[start of MATERIAL FOR THIS EXERCISE]

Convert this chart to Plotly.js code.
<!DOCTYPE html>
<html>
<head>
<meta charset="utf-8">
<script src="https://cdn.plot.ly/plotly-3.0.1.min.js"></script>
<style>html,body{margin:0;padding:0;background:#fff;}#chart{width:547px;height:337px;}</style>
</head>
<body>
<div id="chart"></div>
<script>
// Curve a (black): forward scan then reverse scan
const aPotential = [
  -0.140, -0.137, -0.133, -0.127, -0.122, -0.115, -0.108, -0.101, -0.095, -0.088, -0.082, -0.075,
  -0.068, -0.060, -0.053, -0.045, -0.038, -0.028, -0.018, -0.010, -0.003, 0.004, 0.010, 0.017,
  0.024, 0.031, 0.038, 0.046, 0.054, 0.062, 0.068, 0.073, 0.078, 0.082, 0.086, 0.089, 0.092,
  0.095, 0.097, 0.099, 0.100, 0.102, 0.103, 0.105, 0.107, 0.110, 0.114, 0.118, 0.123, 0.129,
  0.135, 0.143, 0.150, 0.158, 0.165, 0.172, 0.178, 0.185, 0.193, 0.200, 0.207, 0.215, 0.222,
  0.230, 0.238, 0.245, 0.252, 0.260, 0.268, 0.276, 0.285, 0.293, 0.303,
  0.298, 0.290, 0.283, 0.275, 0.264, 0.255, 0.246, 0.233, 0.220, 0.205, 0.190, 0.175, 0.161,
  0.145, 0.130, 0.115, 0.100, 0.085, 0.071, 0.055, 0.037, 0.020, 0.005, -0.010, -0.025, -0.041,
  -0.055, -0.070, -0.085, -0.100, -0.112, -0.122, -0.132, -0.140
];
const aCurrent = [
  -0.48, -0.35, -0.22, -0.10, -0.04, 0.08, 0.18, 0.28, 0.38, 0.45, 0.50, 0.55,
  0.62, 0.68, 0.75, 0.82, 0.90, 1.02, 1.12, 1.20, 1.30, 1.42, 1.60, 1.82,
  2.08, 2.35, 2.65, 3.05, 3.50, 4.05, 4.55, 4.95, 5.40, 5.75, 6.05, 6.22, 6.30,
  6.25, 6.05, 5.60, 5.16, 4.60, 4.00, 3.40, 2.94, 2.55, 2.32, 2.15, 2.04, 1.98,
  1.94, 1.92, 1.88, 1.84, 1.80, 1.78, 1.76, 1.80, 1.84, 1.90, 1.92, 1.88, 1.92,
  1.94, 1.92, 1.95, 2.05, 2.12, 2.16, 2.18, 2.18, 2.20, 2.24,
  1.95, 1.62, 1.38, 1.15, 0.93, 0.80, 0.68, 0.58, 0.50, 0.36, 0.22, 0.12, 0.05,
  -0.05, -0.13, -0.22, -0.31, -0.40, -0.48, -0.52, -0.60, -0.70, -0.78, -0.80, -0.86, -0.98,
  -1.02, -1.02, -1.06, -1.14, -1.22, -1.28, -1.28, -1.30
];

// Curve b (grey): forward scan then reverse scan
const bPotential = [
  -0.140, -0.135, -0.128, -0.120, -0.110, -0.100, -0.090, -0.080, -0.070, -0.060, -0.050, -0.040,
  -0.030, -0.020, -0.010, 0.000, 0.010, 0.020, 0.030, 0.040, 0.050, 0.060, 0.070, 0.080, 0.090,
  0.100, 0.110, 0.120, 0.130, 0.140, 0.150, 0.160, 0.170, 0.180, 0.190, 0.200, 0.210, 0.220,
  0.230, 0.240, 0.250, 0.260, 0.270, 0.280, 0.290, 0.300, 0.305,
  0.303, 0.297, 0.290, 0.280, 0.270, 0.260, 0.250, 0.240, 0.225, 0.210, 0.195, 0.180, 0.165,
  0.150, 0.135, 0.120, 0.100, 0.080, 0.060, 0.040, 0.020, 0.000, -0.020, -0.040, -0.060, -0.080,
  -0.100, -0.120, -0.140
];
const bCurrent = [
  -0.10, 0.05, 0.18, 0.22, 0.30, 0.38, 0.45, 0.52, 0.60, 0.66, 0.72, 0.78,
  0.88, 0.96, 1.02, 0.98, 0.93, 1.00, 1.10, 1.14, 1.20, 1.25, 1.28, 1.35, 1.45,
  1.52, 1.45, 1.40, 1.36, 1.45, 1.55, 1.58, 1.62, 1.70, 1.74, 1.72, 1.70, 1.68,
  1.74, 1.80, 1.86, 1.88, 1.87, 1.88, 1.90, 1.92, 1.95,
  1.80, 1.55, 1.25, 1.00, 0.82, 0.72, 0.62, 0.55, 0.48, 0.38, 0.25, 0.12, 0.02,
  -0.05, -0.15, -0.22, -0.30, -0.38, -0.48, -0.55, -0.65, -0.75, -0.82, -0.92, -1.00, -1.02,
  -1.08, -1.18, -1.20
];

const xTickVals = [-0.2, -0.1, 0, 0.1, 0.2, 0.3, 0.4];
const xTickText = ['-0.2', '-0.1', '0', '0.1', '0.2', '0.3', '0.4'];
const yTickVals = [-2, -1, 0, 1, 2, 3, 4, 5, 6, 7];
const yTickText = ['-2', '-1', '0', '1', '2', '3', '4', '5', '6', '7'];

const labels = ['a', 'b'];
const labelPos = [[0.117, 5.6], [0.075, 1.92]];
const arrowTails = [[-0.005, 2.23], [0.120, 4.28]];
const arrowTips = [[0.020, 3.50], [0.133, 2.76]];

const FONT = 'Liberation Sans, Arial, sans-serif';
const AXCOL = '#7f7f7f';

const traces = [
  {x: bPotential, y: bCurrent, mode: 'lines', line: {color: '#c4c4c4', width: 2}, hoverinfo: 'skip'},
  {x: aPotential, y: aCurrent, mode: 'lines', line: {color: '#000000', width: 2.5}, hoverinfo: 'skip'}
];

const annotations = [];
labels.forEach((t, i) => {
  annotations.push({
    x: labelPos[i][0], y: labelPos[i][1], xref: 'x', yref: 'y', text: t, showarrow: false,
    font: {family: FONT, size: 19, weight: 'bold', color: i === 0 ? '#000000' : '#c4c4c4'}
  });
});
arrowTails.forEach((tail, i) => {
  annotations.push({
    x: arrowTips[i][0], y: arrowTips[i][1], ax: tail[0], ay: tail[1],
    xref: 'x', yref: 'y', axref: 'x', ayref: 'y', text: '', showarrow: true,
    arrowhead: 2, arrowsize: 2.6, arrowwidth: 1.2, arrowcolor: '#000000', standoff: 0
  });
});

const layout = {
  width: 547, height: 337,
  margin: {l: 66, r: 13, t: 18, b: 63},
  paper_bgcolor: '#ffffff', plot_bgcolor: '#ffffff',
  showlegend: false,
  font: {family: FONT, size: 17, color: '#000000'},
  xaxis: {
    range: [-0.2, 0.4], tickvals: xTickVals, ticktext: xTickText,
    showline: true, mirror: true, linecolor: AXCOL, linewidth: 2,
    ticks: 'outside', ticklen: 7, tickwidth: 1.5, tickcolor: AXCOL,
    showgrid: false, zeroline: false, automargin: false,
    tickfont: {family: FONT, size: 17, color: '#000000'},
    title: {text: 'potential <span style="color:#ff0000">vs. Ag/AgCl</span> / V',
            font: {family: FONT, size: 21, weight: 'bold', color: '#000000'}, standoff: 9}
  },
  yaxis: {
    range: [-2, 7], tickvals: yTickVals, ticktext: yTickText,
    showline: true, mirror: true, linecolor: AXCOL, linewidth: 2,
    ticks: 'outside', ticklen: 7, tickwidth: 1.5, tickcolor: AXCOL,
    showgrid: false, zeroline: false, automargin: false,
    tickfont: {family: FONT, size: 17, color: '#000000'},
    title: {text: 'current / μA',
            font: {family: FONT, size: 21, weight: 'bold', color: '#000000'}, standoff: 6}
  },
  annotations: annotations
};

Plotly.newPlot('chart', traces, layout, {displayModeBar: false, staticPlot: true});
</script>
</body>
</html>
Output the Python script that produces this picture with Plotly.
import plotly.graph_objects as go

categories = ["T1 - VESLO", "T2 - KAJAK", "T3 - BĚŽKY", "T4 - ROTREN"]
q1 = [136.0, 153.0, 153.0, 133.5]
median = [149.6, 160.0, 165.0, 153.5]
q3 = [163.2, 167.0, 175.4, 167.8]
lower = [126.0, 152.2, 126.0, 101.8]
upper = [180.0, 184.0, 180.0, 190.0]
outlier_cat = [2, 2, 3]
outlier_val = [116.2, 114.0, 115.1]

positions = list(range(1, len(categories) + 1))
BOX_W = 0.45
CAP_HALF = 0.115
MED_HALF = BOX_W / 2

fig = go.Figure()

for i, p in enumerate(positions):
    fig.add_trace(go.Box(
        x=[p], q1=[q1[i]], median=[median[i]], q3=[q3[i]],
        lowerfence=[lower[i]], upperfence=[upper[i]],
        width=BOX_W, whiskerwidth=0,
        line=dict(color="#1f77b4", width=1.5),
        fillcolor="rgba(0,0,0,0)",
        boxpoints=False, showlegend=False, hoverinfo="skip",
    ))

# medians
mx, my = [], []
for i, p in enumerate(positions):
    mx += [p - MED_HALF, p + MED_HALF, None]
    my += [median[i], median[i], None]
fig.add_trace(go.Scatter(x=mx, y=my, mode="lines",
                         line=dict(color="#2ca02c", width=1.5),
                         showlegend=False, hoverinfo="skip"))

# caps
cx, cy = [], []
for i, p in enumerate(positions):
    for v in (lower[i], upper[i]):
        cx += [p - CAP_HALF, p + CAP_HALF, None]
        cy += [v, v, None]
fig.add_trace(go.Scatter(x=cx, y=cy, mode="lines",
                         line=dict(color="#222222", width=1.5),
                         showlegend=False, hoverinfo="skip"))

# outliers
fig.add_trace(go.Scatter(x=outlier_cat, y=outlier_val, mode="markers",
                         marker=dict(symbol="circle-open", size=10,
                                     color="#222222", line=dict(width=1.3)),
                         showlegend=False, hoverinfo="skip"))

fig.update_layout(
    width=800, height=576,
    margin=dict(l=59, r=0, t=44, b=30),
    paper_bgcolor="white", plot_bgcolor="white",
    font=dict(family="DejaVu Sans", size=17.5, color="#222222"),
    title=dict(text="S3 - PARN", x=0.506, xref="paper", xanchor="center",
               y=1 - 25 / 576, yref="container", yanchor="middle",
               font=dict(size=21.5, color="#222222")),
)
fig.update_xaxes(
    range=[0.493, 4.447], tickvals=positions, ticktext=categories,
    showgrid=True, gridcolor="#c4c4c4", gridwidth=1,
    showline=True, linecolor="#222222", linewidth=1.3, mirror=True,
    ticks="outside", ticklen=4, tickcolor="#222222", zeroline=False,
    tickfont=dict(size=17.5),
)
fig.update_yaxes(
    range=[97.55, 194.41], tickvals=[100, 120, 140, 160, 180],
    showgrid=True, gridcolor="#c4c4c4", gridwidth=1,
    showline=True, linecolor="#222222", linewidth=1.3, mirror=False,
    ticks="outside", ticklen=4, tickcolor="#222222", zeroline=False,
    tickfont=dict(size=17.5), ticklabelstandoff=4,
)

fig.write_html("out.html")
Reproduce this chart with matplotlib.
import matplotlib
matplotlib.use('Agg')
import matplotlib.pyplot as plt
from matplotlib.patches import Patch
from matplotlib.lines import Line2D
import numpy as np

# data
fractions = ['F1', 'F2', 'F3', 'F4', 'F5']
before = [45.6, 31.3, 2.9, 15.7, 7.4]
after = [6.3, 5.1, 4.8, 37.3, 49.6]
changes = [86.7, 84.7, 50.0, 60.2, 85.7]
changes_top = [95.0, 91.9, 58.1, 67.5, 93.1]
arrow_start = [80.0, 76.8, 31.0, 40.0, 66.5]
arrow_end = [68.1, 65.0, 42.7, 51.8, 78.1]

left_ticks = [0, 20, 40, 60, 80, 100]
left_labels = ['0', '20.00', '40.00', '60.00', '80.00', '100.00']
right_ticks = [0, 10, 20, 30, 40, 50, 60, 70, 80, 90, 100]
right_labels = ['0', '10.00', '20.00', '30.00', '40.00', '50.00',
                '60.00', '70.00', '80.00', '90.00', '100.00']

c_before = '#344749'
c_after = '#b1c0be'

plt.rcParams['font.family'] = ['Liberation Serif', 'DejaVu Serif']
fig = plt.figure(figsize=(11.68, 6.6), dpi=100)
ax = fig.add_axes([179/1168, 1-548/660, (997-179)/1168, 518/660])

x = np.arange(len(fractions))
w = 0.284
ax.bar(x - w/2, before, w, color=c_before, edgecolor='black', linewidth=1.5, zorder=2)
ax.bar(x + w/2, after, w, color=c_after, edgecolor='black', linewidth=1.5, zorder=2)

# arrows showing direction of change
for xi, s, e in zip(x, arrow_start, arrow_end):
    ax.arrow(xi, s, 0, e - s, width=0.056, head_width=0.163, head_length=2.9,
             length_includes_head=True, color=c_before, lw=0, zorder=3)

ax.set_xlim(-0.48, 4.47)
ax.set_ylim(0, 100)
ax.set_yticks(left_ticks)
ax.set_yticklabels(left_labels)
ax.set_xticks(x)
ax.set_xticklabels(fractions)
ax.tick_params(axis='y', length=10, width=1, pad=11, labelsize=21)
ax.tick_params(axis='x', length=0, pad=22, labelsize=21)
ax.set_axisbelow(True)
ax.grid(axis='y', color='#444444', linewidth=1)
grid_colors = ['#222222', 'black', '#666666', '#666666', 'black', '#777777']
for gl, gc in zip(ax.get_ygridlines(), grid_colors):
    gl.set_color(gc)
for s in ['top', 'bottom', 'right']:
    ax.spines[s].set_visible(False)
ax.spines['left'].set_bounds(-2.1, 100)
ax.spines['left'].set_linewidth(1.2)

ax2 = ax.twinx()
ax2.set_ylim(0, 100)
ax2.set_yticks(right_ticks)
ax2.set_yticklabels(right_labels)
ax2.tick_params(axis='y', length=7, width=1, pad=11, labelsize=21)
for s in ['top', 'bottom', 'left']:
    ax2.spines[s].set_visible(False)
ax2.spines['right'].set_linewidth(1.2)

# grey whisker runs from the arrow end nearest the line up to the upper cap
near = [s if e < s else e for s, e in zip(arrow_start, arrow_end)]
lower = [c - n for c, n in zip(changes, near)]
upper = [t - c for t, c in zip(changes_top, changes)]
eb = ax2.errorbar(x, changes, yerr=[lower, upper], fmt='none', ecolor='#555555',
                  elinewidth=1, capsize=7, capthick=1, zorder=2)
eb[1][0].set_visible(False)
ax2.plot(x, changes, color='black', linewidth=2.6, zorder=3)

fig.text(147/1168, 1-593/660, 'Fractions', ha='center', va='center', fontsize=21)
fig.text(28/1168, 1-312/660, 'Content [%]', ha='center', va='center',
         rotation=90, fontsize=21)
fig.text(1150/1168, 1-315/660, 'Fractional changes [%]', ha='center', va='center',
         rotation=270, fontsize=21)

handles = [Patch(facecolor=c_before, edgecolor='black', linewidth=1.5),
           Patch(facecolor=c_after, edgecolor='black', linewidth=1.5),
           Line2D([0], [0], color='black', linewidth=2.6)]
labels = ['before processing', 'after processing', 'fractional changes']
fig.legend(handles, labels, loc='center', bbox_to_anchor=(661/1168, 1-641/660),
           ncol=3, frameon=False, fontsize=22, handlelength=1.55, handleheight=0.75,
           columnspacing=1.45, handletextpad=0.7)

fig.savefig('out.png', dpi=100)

[end of MATERIAL FOR THIS EXERCISE]

- **GIVEN REQUEST**: From the records above, transcribe without alteration every line from the one with "Reproduce this chart with matplotlib." to the one with "arrow_end = [68.1, 65.0, 42.7, 51.8, 78.1]", inclusive.

- **RESULT FOR THIS TASK**:
Reproduce this chart with matplotlib.
import matplotlib
matplotlib.use('Agg')
import matplotlib.pyplot as plt
from matplotlib.patches import Patch
from matplotlib.lines import Line2D
import numpy as np

# data
fractions = ['F1', 'F2', 'F3', 'F4', 'F5']
before = [45.6, 31.3, 2.9, 15.7, 7.4]
after = [6.3, 5.1, 4.8, 37.3, 49.6]
changes = [86.7, 84.7, 50.0, 60.2, 85.7]
changes_top = [95.0, 91.9, 58.1, 67.5, 93.1]
arrow_start = [80.0, 76.8, 31.0, 40.0, 66.5]
arrow_end = [68.1, 65.0, 42.7, 51.8, 78.1]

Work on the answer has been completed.